> _DATA PROVIDED_

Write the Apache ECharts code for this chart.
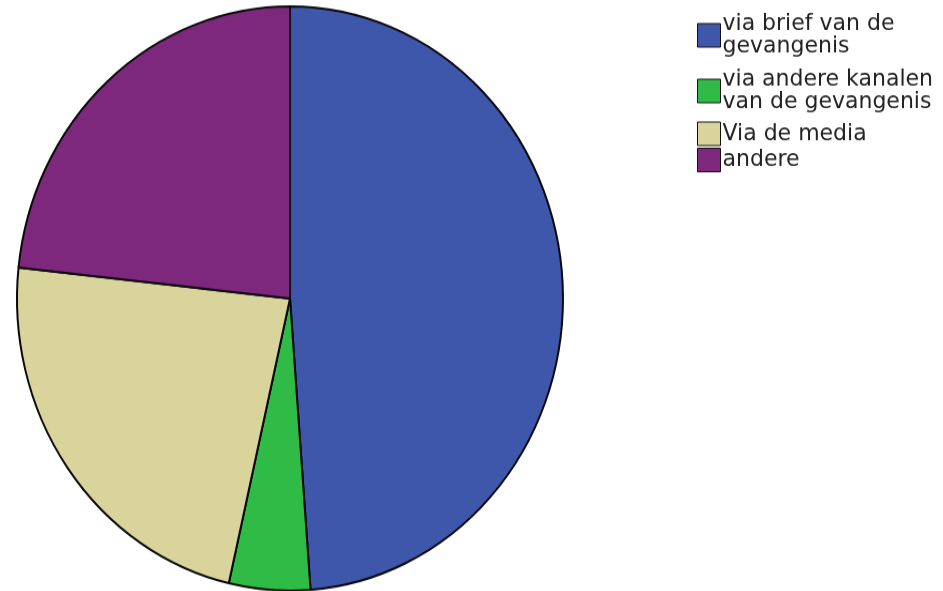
<!DOCTYPE html>
<html>
<head>
<meta charset="utf-8">
<script src="https://cdn.jsdelivr.net/npm/echarts@6/dist/echarts.min.js"></script>
<style>
  html, body { margin: 0; padding: 0; background: #fff; width: 943px; height: 591px; overflow: hidden; }
  #main { width: 943px; height: 553px; transform: scaleY(1.07); transform-origin: 0 0; }
</style>
</head>
<body>
<div id="main"></div>
<script>
const categories = ['via brief van de\ngevangenis', 'via andere kanalen\nvan de gevangenis', 'Via de media', 'andere'];
const values = [48.8, 4.8, 23.1, 23.3];
const colors = ['#3f57aa', '#2fbb45', '#d9d49c', '#7d287d'];

const chart = echarts.init(document.getElementById('main'));
const fontFam = '"DejaVu Sans", sans-serif';
const legendTops = [6.5, 58.5, 108.5, 133];
const legends = categories.map((c, i) => ({
  data: [c],
  left: 692,
  top: legendTops[i],
  orient: 'vertical',
  itemWidth: 23,
  itemHeight: 22,
  itemGap: 4,
  selectedMode: false,
  icon: 'rect',
  itemStyle: { borderColor: '#111', borderWidth: 1 },
  textStyle: { fontFamily: fontFam, fontSize: 22, lineHeight: 21, color: '#222', padding: [0, 0, 0, -3] }
}));

chart.setOption({
  animation: false,
  color: colors,
  legend: legends,
  series: [{
    type: 'pie',
    center: [290, 279],
    radius: 273,
    startAngle: 90,
    clockwise: true,
    label: { show: false },
    labelLine: { show: false },
    emphasis: { disabled: true },
    itemStyle: { borderColor: '#0a0a0a', borderWidth: 2 },
    data: categories.map((c, i) => ({ name: c, value: values[i] }))
  }]
});
</script>
</body>
</html>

> _WHAT NEEDS TO BE DONE_
Reproduce the whole listing exactly, but not the images in it.

> _EXERCISE RESULT_
Write the Apache ECharts code for this chart.
<!DOCTYPE html>
<html>
<head>
<meta charset="utf-8">
<script src="https://cdn.jsdelivr.net/npm/echarts@6/dist/echarts.min.js"></script>
<style>
  html, body { margin: 0; padding: 0; background: #fff; width: 943px; height: 591px; overflow: hidden; }
  #main { width: 943px; height: 553px; transform: scaleY(1.07); transform-origin: 0 0; }
</style>
</head>
<body>
<div id="main"></div>
<script>
const categories = ['via brief van de\ngevangenis', 'via andere kanalen\nvan de gevangenis', 'Via de media', 'andere'];
const values = [48.8, 4.8, 23.1, 23.3];
const colors = ['#3f57aa', '#2fbb45', '#d9d49c', '#7d287d'];

const chart = echarts.init(document.getElementById('main'));
const fontFam = '"DejaVu Sans", sans-serif';
const legendTops = [6.5, 58.5, 108.5, 133];
const legends = categories.map((c, i) => ({
  data: [c],
  left: 692,
  top: legendTops[i],
  orient: 'vertical',
  itemWidth: 23,
  itemHeight: 22,
  itemGap: 4,
  selectedMode: false,
  icon: 'rect',
  itemStyle: { borderColor: '#111', borderWidth: 1 },
  textStyle: { fontFamily: fontFam, fontSize: 22, lineHeight: 21, color: '#222', padding: [0, 0, 0, -3] }
}));

chart.setOption({
  animation: false,
  color: colors,
  legend: legends,
  series: [{
    type: 'pie',
    center: [290, 279],
    radius: 273,
    startAngle: 90,
    clockwise: true,
    label: { show: false },
    labelLine: { show: false },
    emphasis: { disabled: true },
    itemStyle: { borderColor: '#0a0a0a', borderWidth: 2 },
    data: categories.map((c, i) => ({ name: c, value: values[i] }))
  }]
});
</script>
</body>
</html>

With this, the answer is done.